## Running samtools view via the WES API


In [2]:
#from fasp.workflow import sbWESClient
from fasp.workflow import sbcgcWESClient

cl = sbcgcWESClient('forei/ismb-tutorial', debug=True)

In [None]:
ids  = ['drs://cgc-ga4gh-api.sbgenomics.com/5832fef8507c17de5bfc5806',
'drs://cgc-ga4gh-api.sbgenomics.com/5772b6f8507c175267448709']

params = {
"project": "forei/ismb-tutorial",
"name": "Samtools View test via WES",
"inputs": {

        "in_alignments": {
          "path": ids[0],
          "basename": "G26234.HCC1187_1M.aligned.bam",
          "nameext": ".bam",
          "class": "File",
          "nameroot": "G26234.HCC1187_1M.aligned"
        }
      }
}

## Calling WES from Python

Now we have formulated the body in the way that it can be passed to a client function as follows.

In [26]:
import json
run_id= cl.runGenericWorkflow(
    workflow_url='sbg://forei/ismb-tutorial/samtools-view-1-9-cwl1-0',
    workflow_params = json.dumps(params),
    workflow_type = "CWL",
    workflow_type_version = "v1.0",
    verbose=False
)
run_id

'ffd7bb7a-e66b-4fe5-a1fe-144420a34a3d'

In [5]:
run_id = 'ffd7bb7a-e66b-4fe5-a1fe-144420a34a3d'

In [6]:
cl.getTaskStatus(run_id)

'COMPLETE'

## Getting the results - via DRS
Once the run is complete, further steps can use DRS to obtain the file output from the workflow.

In [8]:
runLog = cl.getRunLog(run_id)
runLog['outputs']

{'reads_not_selected_by_filters': None,
 'alignement_count': None,
 'out_alignments': {'path': 'drs://cgc-ga4gh-api.sbgenomics.com/62b0a98f4e3edb6b1c23ecf4',
  'basename': 'G20479.HCC1143_1M.aligned.sam',
  'nameext': '.sam',
  'class': 'File',
  'nameroot': 'G20479.HCC1143_1M.aligned'}}

In [10]:
resultsDRSID = runLog['outputs']['out_alignments']['path']
resultsDRSID

'drs://cgc-ga4gh-api.sbgenomics.com/62b0a98f4e3edb6b1c23ecf4'

We'll pass over the question of how one would determine which DRS server that URI needs to be sent to because
* In this case it's fairly obvious - it's the CGC DRS Server
* We want to get something up and working

In [11]:
from fasp.loc import sbcgcDRSClient
drsClient = sbcgcDRSClient('~/.keys/sevenbridges_keys.json', 's3')

### DRS GetObject
Here's how we then get details of the file. Note that here only the id portion of the DRS URI is being passed. It is the job of a metaresolver to look at that URI and to determine where to send the id. As noted, we are passing up on the opportunity to use a metaresolver and putting in the id manually.

In [15]:
out_alignments = '62b0a98f4e3edb6b1c23ecf4'
fileDetails = drsClient.getObject(out_alignments)
fileDetails

{'id': '62b0a98f4e3edb6b1c23ecf4',
 'name': 'G20479.HCC1143_1M.aligned.sam',
 'size': 767901505,
 'checksums': [{'type': 'etag',
   'checksum': '4c32011a61a5e50f6247bf2359fbb824-1'}],
 'self_uri': 'drs://cgc-ga4gh-api.sbgenomics.com/62b0a98f4e3edb6b1c23ecf4',
 'created_time': '2022-06-20T17:08:31Z',
 'updated_time': '2022-06-20T17:08:31Z',
 'mime_type': 'application/json',
 'access_methods': [{'type': 's3',
   'region': 'us-east-1',
   'access_id': 'aws-us-east-1'}]}

In [19]:
url = drsClient.getAccessURL(out_alignments,'s3')
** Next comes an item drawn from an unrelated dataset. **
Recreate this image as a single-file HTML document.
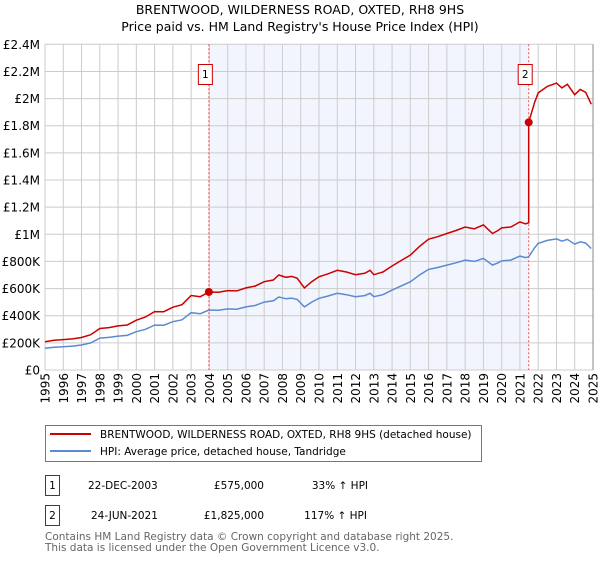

### Warning - the results files are approx 700-800Mb

### Downloading the file
Now we can use the url obtained to download the file. We'll create a small function to encapsulate the download.

In [15]:
import requests
import os
def download(url, file_path):
    with open(os.path.expanduser(file_path), "wb") as file:
        response = requests.get(url)
        file.write(response.content)

In [16]:
fullPath = '~/Downloads/' + fileDetails['name']
download(url, fullPath)